The Walcha region is visited by a growing number of recreational hunters but they do not appear to come through regular tourism channels.
According to a spokesperson from the Department of Primary Industries during the past three years there has been an average of 2,500 written permissions issued each year for Riamukka, Nowendoc, Tuggolo, Hanging Rock and Nundle State Forests combined – a total of more than 24,000 hunter days.
“Between 2015 and 2016, there was a ten per cent increase in the number of written permissions issued for these areas and a four per cent increase in hunting days,” the spokesperson said.
“Although we are only part the way through 2017 and have incomplete data, based on the written permissions issued to date, we would expect the growth in participation to continue at a similar rate once again this year.”
The main species harvested across the Walcha region’s forests are fallow deer, foxes, pigs and rabbits.
Walcha Tourism manager Susie Crawford said she had received no recreational hunting enquiries at the Walcha Visitor Information Centre.
“I don't think I've ever had one through the tourism office directly but as a farmer I do get the odd call,” she said.
A report into the economic impact of recreational hunting in NSW shows the industry provides a significant contribution to the wider community and supports a range of businesses and jobs.
More than 2,400 game hunting licence holders responded to a survey into the economic impact of hunting in NSW earlier this year.
The research estimated that in just one year from March 2016, the State’s 19,000 game hunting licence holders contributed an estimated $119 million and provided up to 860 jobs.
Minister for Primary Industries, Niall Blair said it was the first comprehensive report on the economic impact of recreationalhunting in NSW.
“These strong economic results demonstrate the importance of continuing to engage the industry to explore ways that hunting can be undertaken safely, legally and continue to contribute positively to the economy, particularly in rural and regional areas of the State,” Mr Blair said.

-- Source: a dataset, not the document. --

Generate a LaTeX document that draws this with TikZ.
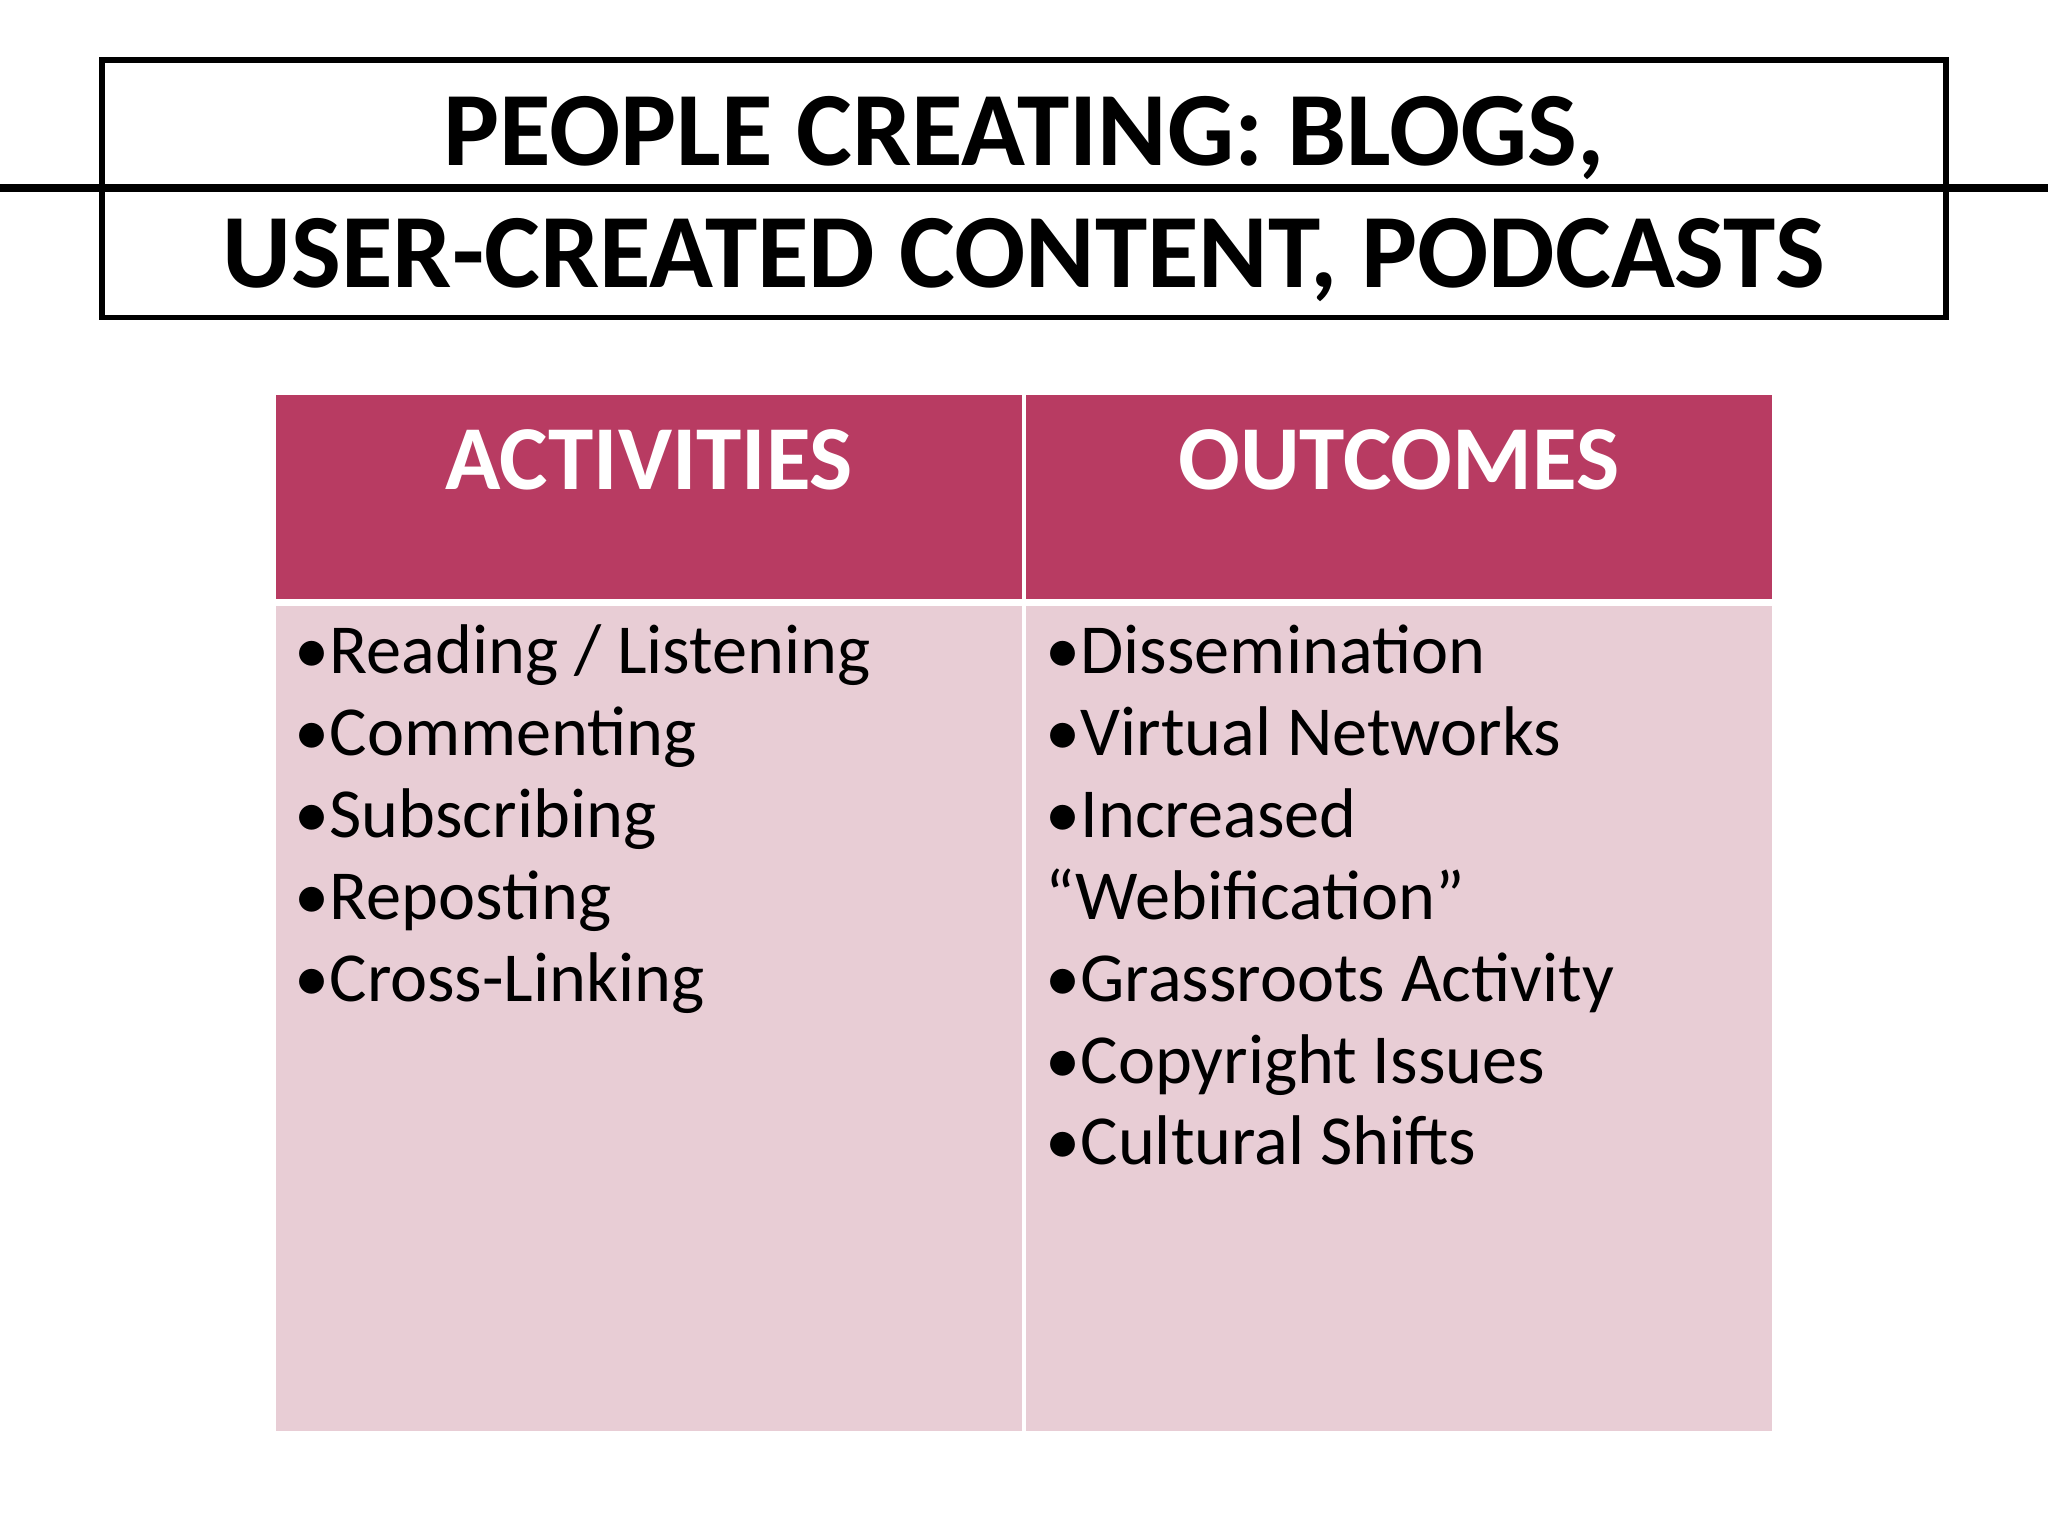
\documentclass[tikz,border=0pt]{standalone}
\usepackage{fontspec}
\setmainfont{Carlito}
\definecolor{hdr}{HTML}{B83B62}
\definecolor{bdy}{HTML}{E8CDD5}
\begin{document}
\begin{tikzpicture}[x=0.01306cm,y=-0.01306cm,
  hcell/.style={fill=hdr,draw=white,line width=1.2pt},
  bcell/.style={fill=bdy,draw=white,line width=1.2pt},
  htext/.style={text=white,font=\fontsize{26}{30}\selectfont\bfseries,anchor=base},
  btext/.style={font=\fontsize{20}{23.3}\selectfont,anchor=north west,align=left,inner sep=0pt}]
\useasboundingbox (0,0) rectangle (1568,1176);
\node[draw,line width=1.5pt,minimum width=1412\pgflinewidth,inner sep=0pt] (tb) at (784,144) {};
\draw[line width=1.5pt] (78,46) rectangle (1490,243);
\node[anchor=base,font=\fontsize{30}{34}\selectfont\bfseries] (t1) at (784,127) {PEOPLE CREATING: BLOGS,};
\node[anchor=base,font=\fontsize{30}{34}\selectfont\bfseries] (t2) at (784,220) {USER-CREATED CONTENT, PODCASTS};
\path[hcell] (210,301) rectangle (784,460);
\path[hcell] (784,301) rectangle (1358,460);
\path[bcell] (210,462) rectangle (784,1097);
\path[bcell] (784,462) rectangle (1358,1097);
\node[htext] (h1) at (497,375) {ACTIVITIES};
\node[htext] (h2) at (1071,375) {OUTCOMES};
\node[btext] (l) at (225,478) {•Reading / Listening\\•Commenting\\•Subscribing\\•Reposting\\•Cross-Linking};
\node[btext] (r) at (800,478) {•Dissemination\\•Virtual Networks\\•Increased\\“Webification”\\•Grassroots Activity\\•Copyright Issues\\•Cultural Shifts};
\end{tikzpicture}
\end{document}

“There are significant opportunities for hunters to contribute to pest animal management in rural areas and we will continue to work closely with farming groups, hunting organisations and Government agencies to explore these opportunities.”
Chair of the Game and Pest Management Advisory Board, Professor Robert Mulley, said the report validates what many hunters already know, that safe and responsible hunting has the potential to be a significant economic driver in regional areas of the State.
"Small towns like Tumbarumba and Tocumwal come to mind where significant hunting activity for species like deer and ducks is concentrated at certain times of the year,” Mr Mulley said.
“These small towns rely heavily on the steady stream of responsible hunters passing through on their way to State forests or rice fields as they buy fuel, groceries and stay in local hotels.”
This is the first research project funded from the Game and Pest Management Trust from hunting licence fees.